> _What the task requires_: Set every record down verbatim and omit the pictures.

Rows from a dataset of charts and code
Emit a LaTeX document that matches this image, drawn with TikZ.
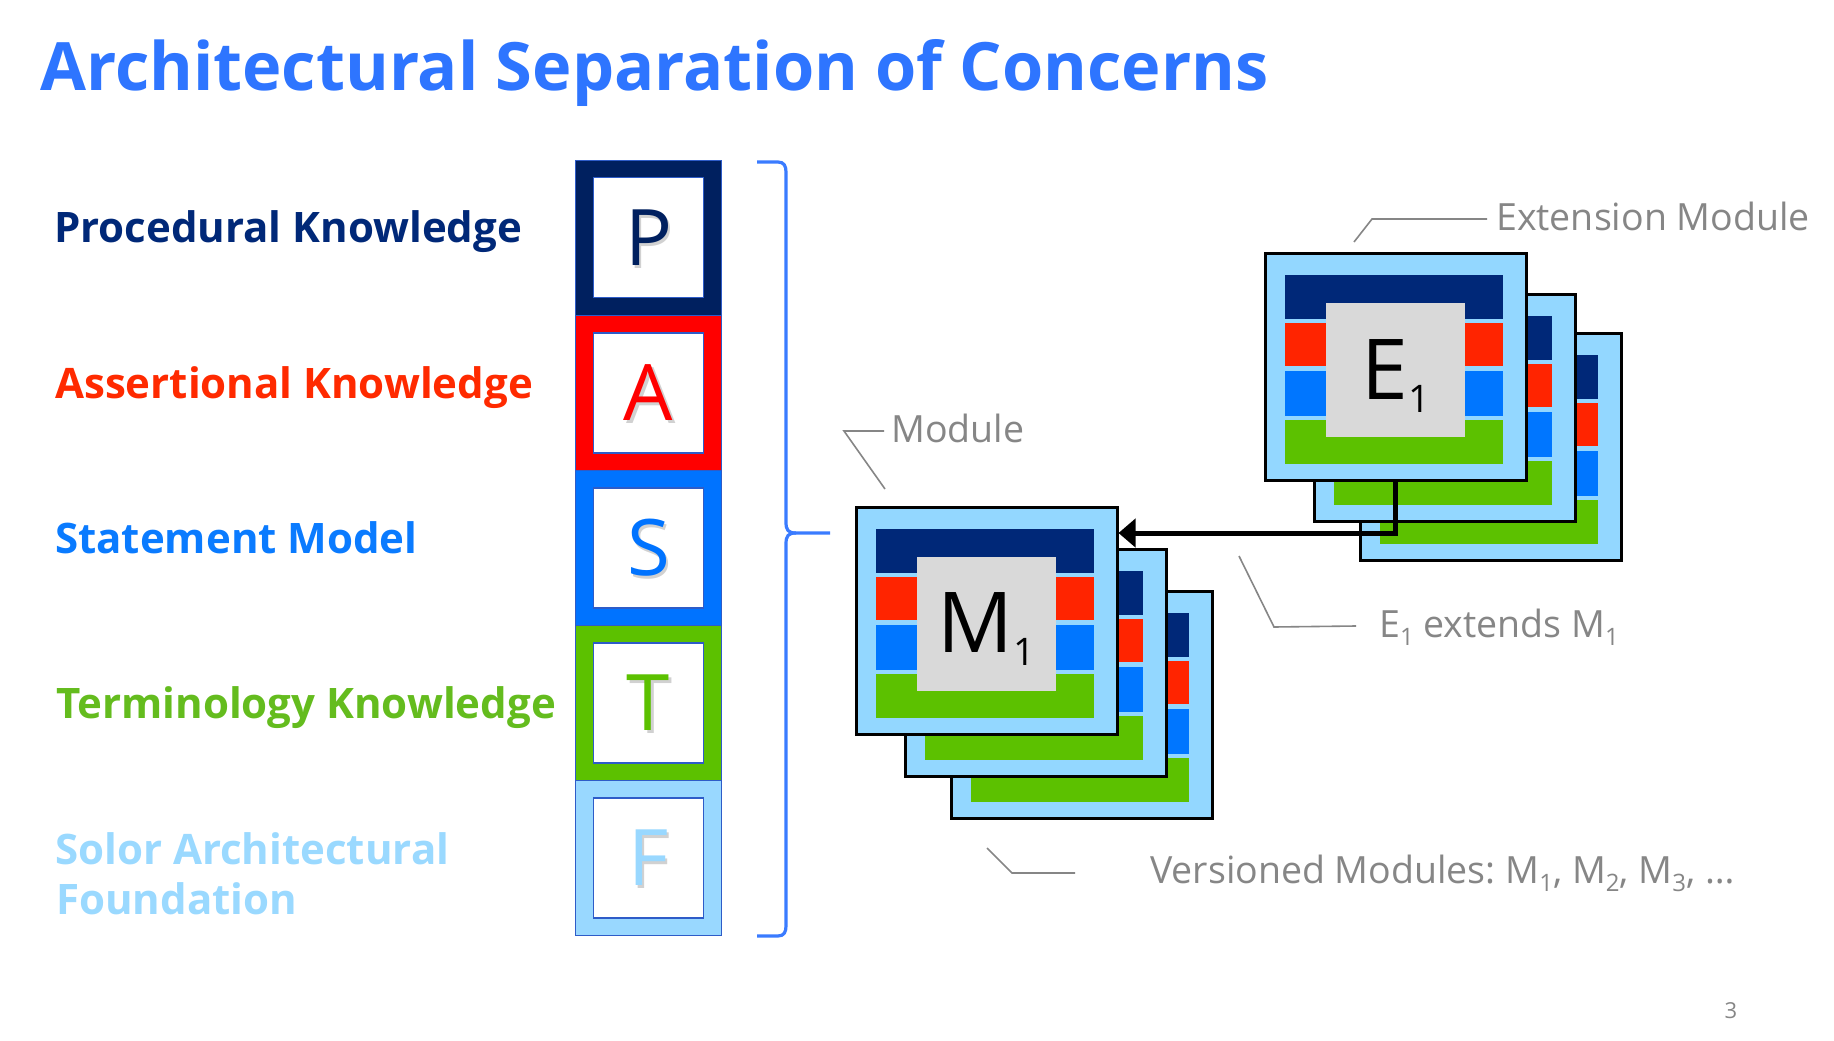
\documentclass[tikz,border=0pt]{standalone}
\usepackage{fontspec}
\setmainfont{Open Sans}
\usetikzlibrary{arrows.meta}

% palette
\definecolor{titleblue}{HTML}{2E75FF}
\definecolor{navyS}{HTML}{00205F}
\definecolor{redS}{HTML}{FF0000}
\definecolor{blueS}{HTML}{0073FF}
\definecolor{greenS}{HTML}{5CC100}
\definecolor{lightS}{HTML}{99D8FF}
\definecolor{edgeblue}{HTML}{2E5CC8}
\definecolor{navyM}{HTML}{002878}
\definecolor{redM}{HTML}{FF2400}
\definecolor{blueM}{HTML}{0076FF}
\definecolor{greenM}{HTML}{5CC100}
\definecolor{frameM}{HTML}{93D7FF}
\definecolor{coreM}{HTML}{D9D9D9}
\definecolor{labNavy}{HTML}{002878}
\definecolor{labRed}{HTML}{FF2A00}
\definecolor{labBlue}{HTML}{0A7BFF}
\definecolor{labGreen}{HTML}{64BC1E}
\definecolor{labLight}{HTML}{9AD9FF}
\definecolor{callgray}{HTML}{868686}
\definecolor{bracecol}{HTML}{3A7BFF}

\newcommand\fsz[1]{\fontsize{#1}{#1}\selectfont}
\newcommand\lowsub[1]{\raisebox{-8pt}{\fsz{24}#1}}

\tikzset{
  segbox/.style={draw=edgeblue, line width=1.2pt, minimum width=146pt,
    minimum height=155.1pt, inner sep=0pt},
  letterbox/.style={draw=edgeblue, line width=1.5pt, fill=white,
    minimum width=110pt, minimum height=120pt, inner sep=0pt,
    font=\fsz{78}},
  lettershade/.style={inner sep=0pt, font=\fsz{78}, text=black, opacity=0.18},
  sidelabel/.style={anchor=base west, inner sep=0pt, font=\fsz{42}\bfseries},
  calltext/.style={anchor=base west, inner sep=0pt, font=\fsz{37.5}, text=callgray},
  callline/.style={draw=callgray, line width=1.6pt},
  modlabel/.style={anchor=base, inner sep=0pt, text=black},
  modbox/.pic={
    \node[draw=black, line width=2.5pt, fill=frameM, minimum width=261pt,
      minimum height=227pt, anchor=north west, inner sep=0pt] (-frame) at (0,0) {};
    \fill[navyM]  (21,22.5) rectangle (239,66.5);
    \fill[redM]   (21,71)   rectangle (239,114);
    \fill[blueM]  (21,119)  rectangle (239,164);
    \fill[greenM] (21,168)  rectangle (239,212);
    \node[fill=coreM, minimum width=139pt, minimum height=134pt,
      anchor=north west, inner sep=0pt] (-core) at (62,51) {};
  }
}

\begin{document}
\begin{tikzpicture}[x=1pt,y=-1pt]
\useasboundingbox (0,0) rectangle (1834,1041);
\fill[white] (0,0) rectangle (1834,1041);

% heading
\node[anchor=base west, inner sep=0pt, font=\fsz{66.7}\bfseries, text=titleblue]
  (title) at (40,90) {Architectural Separation of Concerns};

% layer names
\node[sidelabel, text=labNavy]  (lP) at (54,242) {Procedural Knowledge};
\node[sidelabel, text=labRed]   (lA) at (55,398) {Assertional Knowledge};
\node[sidelabel, text=labBlue]  (lS) at (55,553) {Statement Model};
\node[sidelabel, text=labGreen] (lT) at (56,718) {Terminology Knowledge};
\node[sidelabel, text=labLight] (lF1) at (55,864) {Solor Architectural};
\node[sidelabel, text=labLight] (lF2) at (56,914) {Foundation};

% layer stack
\foreach \i/\L/\c in {0/P/navyS,1/A/redS,2/S/blueS,3/T/greenS,4/F/lightS}{
  \node[segbox, fill=\c] (seg\L) at (648.5,{237.7+155.1*\i}) {};
  \node[letterbox] (box\L) at (seg\L) {};
  \node[lettershade] (shade\L) at ([xshift=2.5pt,yshift=-2.5pt]box\L.center) {\L};
  \node[inner sep=0pt, font=\fsz{78}, text=\c] (let\L) at (box\L.center) {\L};
}

% curly brace spanning the stack
\draw[draw=bracecol, line width=3.2pt, line join=round]
  (757,162) -- (778,162) .. controls (784,162) and (786,166) .. (786,172)
  -- (786,522) .. controls (786,530) and (788,533) .. (796,533) -- (830,533);
\draw[draw=bracecol, line width=3.2pt, line join=round]
  (796,533) .. controls (788,533) and (786,536) .. (786,544)
  -- (786,926) .. controls (786,932) and (784,936) .. (778,936) -- (757,936);

% versioned modules
\pic (M3) at (950,590) {modbox};
\pic (M2) at (904,548) {modbox};
\pic (M1) at (855,506) {modbox};
\node[modlabel] (m1text) at ([yshift=-95pt]M1-core.north)
  {\fsz{84}M\raisebox{-13.5pt}{\fsz{38}1}};

% extension modules
\pic (E3) at (1359,332) {modbox};
\pic (E2) at (1313,293) {modbox};
\pic (E1) at (1264,252) {modbox};
\node[modlabel] (e1text) at ([yshift=-96pt]E1-core.north)
  {\fsz{84}E\raisebox{-13.5pt}{\fsz{38}1}};

% extension relation
\coordinate (bend) at (1395,533);
\draw[line width=5pt, -{Triangle[length=17pt,width=28pt]}]
  (E1-frame.south -| bend) -- (bend) -- (M1-frame.east |- bend);

% callouts
\coordinate (cExt) at (1487,219);
\draw[callline] (1354,242) -- (1372,219) -- (cExt);
\node[calltext] (tExt) at (1496,230) {Extension Module};

\coordinate (cMod) at (884,431);
\draw[callline] (885,489) -- (844,431) -- (cMod);
\node[calltext] (tMod) at (891,442) {Module};

\coordinate (cRel) at (1356,626);
\draw[callline] (1239,556) -- (1274,627) -- (cRel);
\node[calltext] (tRel) at (1379,637) {E\lowsub{1} extends M\lowsub{1}};

\coordinate (cVer) at (1075,873);
\draw[callline] (987,848) -- (1012,873) -- (cVer);
\node[calltext] (tVer) at (1150,883)
  {Versioned Modules:~M\lowsub{1}, M\lowsub{2}, M\lowsub{3}, \dots};

% slide number
\node[inner sep=0pt, font=\fsz{22}, text=callgray] (pnum) at (1731,1010.5) {3};
\end{tikzpicture}
\end{document}
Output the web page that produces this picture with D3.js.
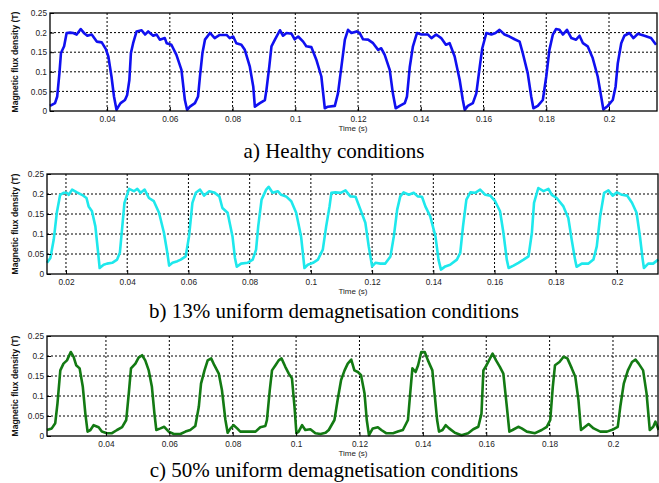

> _Response to the task_:
Emit a LaTeX document that matches this image, drawn with TikZ.
\documentclass[tikz,border=0pt]{standalone}
\usepackage{fontspec}
\setmainfont{Open Sans}
\usetikzlibrary{arrows.meta}

% palette
\definecolor{titleblue}{HTML}{2E75FF}
\definecolor{navyS}{HTML}{00205F}
\definecolor{redS}{HTML}{FF0000}
\definecolor{blueS}{HTML}{0073FF}
\definecolor{greenS}{HTML}{5CC100}
\definecolor{lightS}{HTML}{99D8FF}
\definecolor{edgeblue}{HTML}{2E5CC8}
\definecolor{navyM}{HTML}{002878}
\definecolor{redM}{HTML}{FF2400}
\definecolor{blueM}{HTML}{0076FF}
\definecolor{greenM}{HTML}{5CC100}
\definecolor{frameM}{HTML}{93D7FF}
\definecolor{coreM}{HTML}{D9D9D9}
\definecolor{labNavy}{HTML}{002878}
\definecolor{labRed}{HTML}{FF2A00}
\definecolor{labBlue}{HTML}{0A7BFF}
\definecolor{labGreen}{HTML}{64BC1E}
\definecolor{labLight}{HTML}{9AD9FF}
\definecolor{callgray}{HTML}{868686}
\definecolor{bracecol}{HTML}{3A7BFF}

\newcommand\fsz[1]{\fontsize{#1}{#1}\selectfont}
\newcommand\lowsub[1]{\raisebox{-8pt}{\fsz{24}#1}}

\tikzset{
  segbox/.style={draw=edgeblue, line width=1.2pt, minimum width=146pt,
    minimum height=155.1pt, inner sep=0pt},
  letterbox/.style={draw=edgeblue, line width=1.5pt, fill=white,
    minimum width=110pt, minimum height=120pt, inner sep=0pt,
    font=\fsz{78}},
  lettershade/.style={inner sep=0pt, font=\fsz{78}, text=black, opacity=0.18},
  sidelabel/.style={anchor=base west, inner sep=0pt, font=\fsz{42}\bfseries},
  calltext/.style={anchor=base west, inner sep=0pt, font=\fsz{37.5}, text=callgray},
  callline/.style={draw=callgray, line width=1.6pt},
  modlabel/.style={anchor=base, inner sep=0pt, text=black},
  modbox/.pic={
    \node[draw=black, line width=2.5pt, fill=frameM, minimum width=261pt,
      minimum height=227pt, anchor=north west, inner sep=0pt] (-frame) at (0,0) {};
    \fill[navyM]  (21,22.5) rectangle (239,66.5);
    \fill[redM]   (21,71)   rectangle (239,114);
    \fill[blueM]  (21,119)  rectangle (239,164);
    \fill[greenM] (21,168)  rectangle (239,212);
    \node[fill=coreM, minimum width=139pt, minimum height=134pt,
      anchor=north west, inner sep=0pt] (-core) at (62,51) {};
  }
}

\begin{document}
\begin{tikzpicture}[x=1pt,y=-1pt]
\useasboundingbox (0,0) rectangle (1834,1041);
\fill[white] (0,0) rectangle (1834,1041);

% heading
\node[anchor=base west, inner sep=0pt, font=\fsz{66.7}\bfseries, text=titleblue]
  (title) at (40,90) {Architectural Separation of Concerns};

% layer names
\node[sidelabel, text=labNavy]  (lP) at (54,242) {Procedural Knowledge};
\node[sidelabel, text=labRed]   (lA) at (55,398) {Assertional Knowledge};
\node[sidelabel, text=labBlue]  (lS) at (55,553) {Statement Model};
\node[sidelabel, text=labGreen] (lT) at (56,718) {Terminology Knowledge};
\node[sidelabel, text=labLight] (lF1) at (55,864) {Solor Architectural};
\node[sidelabel, text=labLight] (lF2) at (56,914) {Foundation};

% layer stack
\foreach \i/\L/\c in {0/P/navyS,1/A/redS,2/S/blueS,3/T/greenS,4/F/lightS}{
  \node[segbox, fill=\c] (seg\L) at (648.5,{237.7+155.1*\i}) {};
  \node[letterbox] (box\L) at (seg\L) {};
  \node[lettershade] (shade\L) at ([xshift=2.5pt,yshift=-2.5pt]box\L.center) {\L};
  \node[inner sep=0pt, font=\fsz{78}, text=\c] (let\L) at (box\L.center) {\L};
}

% curly brace spanning the stack
\draw[draw=bracecol, line width=3.2pt, line join=round]
  (757,162) -- (778,162) .. controls (784,162) and (786,166) .. (786,172)
  -- (786,522) .. controls (786,530) and (788,533) .. (796,533) -- (830,533);
\draw[draw=bracecol, line width=3.2pt, line join=round]
  (796,533) .. controls (788,533) and (786,536) .. (786,544)
  -- (786,926) .. controls (786,932) and (784,936) .. (778,936) -- (757,936);

% versioned modules
\pic (M3) at (950,590) {modbox};
\pic (M2) at (904,548) {modbox};
\pic (M1) at (855,506) {modbox};
\node[modlabel] (m1text) at ([yshift=-95pt]M1-core.north)
  {\fsz{84}M\raisebox{-13.5pt}{\fsz{38}1}};

% extension modules
\pic (E3) at (1359,332) {modbox};
\pic (E2) at (1313,293) {modbox};
\pic (E1) at (1264,252) {modbox};
\node[modlabel] (e1text) at ([yshift=-96pt]E1-core.north)
  {\fsz{84}E\raisebox{-13.5pt}{\fsz{38}1}};

% extension relation
\coordinate (bend) at (1395,533);
\draw[line width=5pt, -{Triangle[length=17pt,width=28pt]}]
  (E1-frame.south -| bend) -- (bend) -- (M1-frame.east |- bend);

% callouts
\coordinate (cExt) at (1487,219);
\draw[callline] (1354,242) -- (1372,219) -- (cExt);
\node[calltext] (tExt) at (1496,230) {Extension Module};

\coordinate (cMod) at (884,431);
\draw[callline] (885,489) -- (844,431) -- (cMod);
\node[calltext] (tMod) at (891,442) {Module};

\coordinate (cRel) at (1356,626);
\draw[callline] (1239,556) -- (1274,627) -- (cRel);
\node[calltext] (tRel) at (1379,637) {E\lowsub{1} extends M\lowsub{1}};

\coordinate (cVer) at (1075,873);
\draw[callline] (987,848) -- (1012,873) -- (cVer);
\node[calltext] (tVer) at (1150,883)
  {Versioned Modules:~M\lowsub{1}, M\lowsub{2}, M\lowsub{3}, \dots};

% slide number
\node[inner sep=0pt, font=\fsz{22}, text=callgray] (pnum) at (1731,1010.5) {3};
\end{tikzpicture}
\end{document}
Output the web page that produces this picture with D3.js.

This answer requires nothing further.